Saint Ferdinand était ce que nous appellerions aujourd’hui un sportif. Habile et élégant cavalier, il
était bon chasseur. Il jouait bien aux dames et aux échecs, comme aux autres jeux de salon.
Il aimait la bonne musique et chantait bien. Tout cet ensemble constitue le délicat équilibre
culturel et humain d’un roi guerrier, ascétique et saint. Les recherches modernes de Higinio Anglés semblent démontrer que la musique jouissait à la cour de
Ferdinand III d’un prestige égal, sinon supérieur, à celui qui était le sien à la cour parisienne de son cousin saint Louis, si réputée. Nous savons que l’un de ses fils, l’infant Don Sanche,
avait une excellente voix, qui avait été travaillée, peut-on supposer, au foyer paternel.

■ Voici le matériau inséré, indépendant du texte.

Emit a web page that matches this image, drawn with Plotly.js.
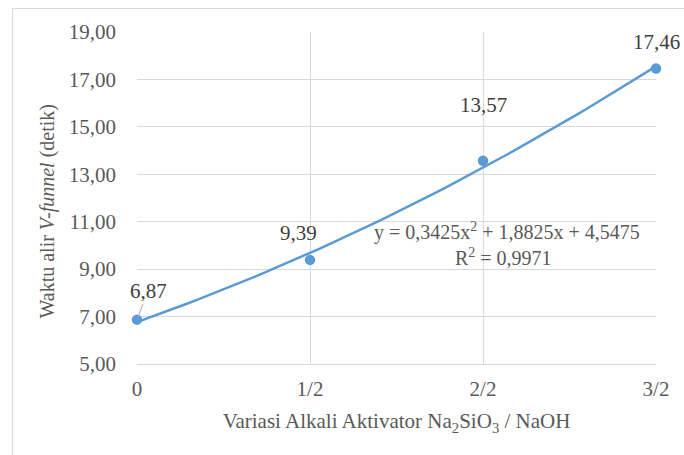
<!DOCTYPE html>
<html>
<head>
<meta charset="utf-8">
<script src="https://cdn.plot.ly/plotly-3.0.1.min.js"></script>
<style>
html,body{margin:0;padding:0;background:#fff;overflow:hidden;}
#chart{width:684px;height:455px;position:absolute;left:0;top:0;}
#frame{position:absolute;left:12px;top:8px;width:700px;height:470px;border:1px solid #d9d9d9;pointer-events:none;}
</style>
</head>
<body>
<div id="chart"></div>
<div id="frame"></div>
<script>
const categories = ["0", "1/2", "2/2", "3/2"];
const xPos = [1, 2, 3, 4];
const values = [6.87, 9.39, 13.57, 17.46];
const labels = ["6,87", "9,39", "13,57", "17,46"];
const trendCoef = [0.3425, 1.8825, 4.5475]; // a, b, c from chart equation
const yTickVals = [5, 7, 9, 11, 13, 15, 17, 19];
const yTickText = ["5,00", "7,00", "9,00", "11,00", "13,00", "15,00", "17,00", "19,00"];

const blue = "#5B9BD5";
const txt = "#595959";
const font = "Liberation Serif";

const tx = [], ty = [];
for (let i = 0; i <= 60; i++) {
  const x = 1 + i * 3 / 60;
  tx.push(x);
  ty.push(trendCoef[0] * x * x + trendCoef[1] * x + trendCoef[2]);
}

const traces = [
  {x: tx, y: ty, mode: "lines", line: {color: blue, width: 2.5}, hoverinfo: "skip", cliponaxis: false},
  {x: xPos, y: values, mode: "markers", marker: {color: blue, size: 10.5}, cliponaxis: false}
];

const labelOffsets = [[11, -29], [-12, -27], [0, -56], [0, -27]];
const annotations = values.map((v, i) => {
  const a = {x: xPos[i], y: v, text: labels[i], xref: "x", yref: "y",
    showarrow: true, arrowwidth: 0.01, arrowcolor: "rgba(0,0,0,0)",
    ax: labelOffsets[i][0], ay: labelOffsets[i][1],
    font: {family: font, size: 21, color: "#404040"}};
  if (i === 0) { a.arrowcolor = "#a6a6a6"; a.arrowwidth = 1; a.arrowhead = 0; a.standoff = 2; }
  return a;
});
annotations.push({xref: "paper", yref: "paper", x: 0.712, y: 0.398, xanchor: "center", yanchor: "middle", showarrow: false,
  text: "y = 0,3425x<sup>2</sup> + 1,8825x + 4,5475", font: {family: font, size: 20, color: txt}});
annotations.push({xref: "paper", yref: "paper", x: 0.706, y: 0.322, xanchor: "center", yanchor: "middle", showarrow: false,
  text: "R<sup>2</sup> = 0,9971", font: {family: font, size: 20, color: txt}});
annotations.push({xref: "paper", yref: "paper", x: -0.173, y: 0.46, xanchor: "center", yanchor: "middle", showarrow: false,
  textangle: -90, text: "Waktu alir <i>V-funnel</i> (detik)", font: {family: font, size: 20, color: txt}});

const layout = {
  width: 684, height: 455,
  margin: {l: 137, r: 28, t: 32, b: 91},
  paper_bgcolor: "#fff", plot_bgcolor: "#fff",
  showlegend: false,
  font: {family: font, size: 20, color: txt},
  xaxis: {
    range: [1, 4], tickvals: xPos, ticktext: categories,
    showgrid: true, gridcolor: "#d9d9d9", gridwidth: 1,
    zeroline: false, showline: true, linecolor: "#d9d9d9", mirror: false,
    ticks: "", ticklen: 0, ticklabelstandoff: 6, tickfont: {family: font, size: 21, color: txt},
    title: {text: "Variasi Alkali Aktivator Na<sub>2</sub>SiO<sub>3</sub> / NaOH", font: {family: font, size: 21, color: txt}, standoff: 13}
  },
  yaxis: {
    range: [5, 19], tickvals: yTickVals, ticktext: yTickText,
    showgrid: true, gridcolor: "#d9d9d9", gridwidth: 1,
    zeroline: false, showline: false,
    ticks: "", ticklen: 0, ticklabelstandoff: 20, tickfont: {family: font, size: 21, color: txt}
  },
  annotations: annotations
};

Plotly.newPlot("chart", traces, layout, {displayModeBar: false, staticPlot: true});
</script>
</body>
</html>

Il était l’ami des troubadours et on lui attribue la composition de quelques Cantigas, en
particulier une à la Sainte Vierge. C’est ce goût pour la poésie, cultivé au foyer, dont héritera son fils Alphonse X le Sage, lequel a témoigné : « Dieu a mis dans le roi Ferdinand
toutes ces vertus, ces grâces et ces bontés ».
Nous savons qu’il joignait à l’élégance de son port une mesure dans sa façon de marcher et de parler, une grande allure à cheval, et une aménité qu'il pratiquait lorsqu'il s’entretenait avec autrui dans ses moments d’épanchement. Les Chroniques nous le représentent donc, humainement, comme un grand seigneur européen. L’art gothique naissant lui doit en Espagne, nous l’avons déjà relevé, ses meilleures cathédrales.
Son fils nous livre incidemment un exemple de cette élégance supérieure, au travers d’un épisode qui fournit un détail psychologique de grande valeur : tandis qu’il se déplaçait un jour avec sa troupe, étant lui-même à cheval alors que ses troupes marchaient sur le chemin, Ferdinand III coupa par les champs pour que la poussière ne dérange pas les fantassins et n’aveugle pas les bêtes. Nous pouvons imaginer avec une certaine joie de l’âme cette scène de la suite royale marchant sur les chemins empoussiérés de Castille et sortant d’un coup à travers champs derrière son roi, suivi de ses fantassins. C’est l’une des plus exquises courtoisies que l’on puisse imaginer d’un roi élégant et charitable (…). Bien des années plus tard, ce même roi, méditant un Jeudi Saint la Passion du Christ, demanda une bassine d’eau et une serviette et il se mit à laver les pieds de douze pauvres, inaugurant ainsi une coutume de la Cour de Castille qui s’est poursuivie jusqu’à notre siècle.
Homme de son temps, il était profondément attaché à l’idéal chevaleresque, lequel est une synthèse
médiévale, profondément européenne, de vertus chrétiennes et de vertus civiles. Trois jours avant son mariage, le 27 novembre 1219, après une nuit de veillée d’armes au monastère de Las Huelgas,
il s'arma lui-même chevalier, ceignant l’épée qui allait lui procurer tant de fatigues et tant de gloire. Dieu seul sait la prière et la méditation qui furent ceux de ce
chevalier novice en cette nuit si mémorable, quand il se préparait à embrasser un genre de profession ou d’état que tant d’hommes modernes superficiels méprisent sans l’avoir compris. Des années
plus tard, il armera également chevaliers de sa main ses propres fils, peut-être lors des campagnes dans le sud. Nous savons en revanche qu’il refusa de le faire pour l’un des nobles les plus
puissants de son royaume, qu’il jugeait indigne d’une telle investiture.
Sportif, homme de cour, musicien, poète, grand seigneur, chevalier. Nous montons peu à peu les degrés de l’échelle des valeurs humaines d’un chrétien médiéval exemplaire.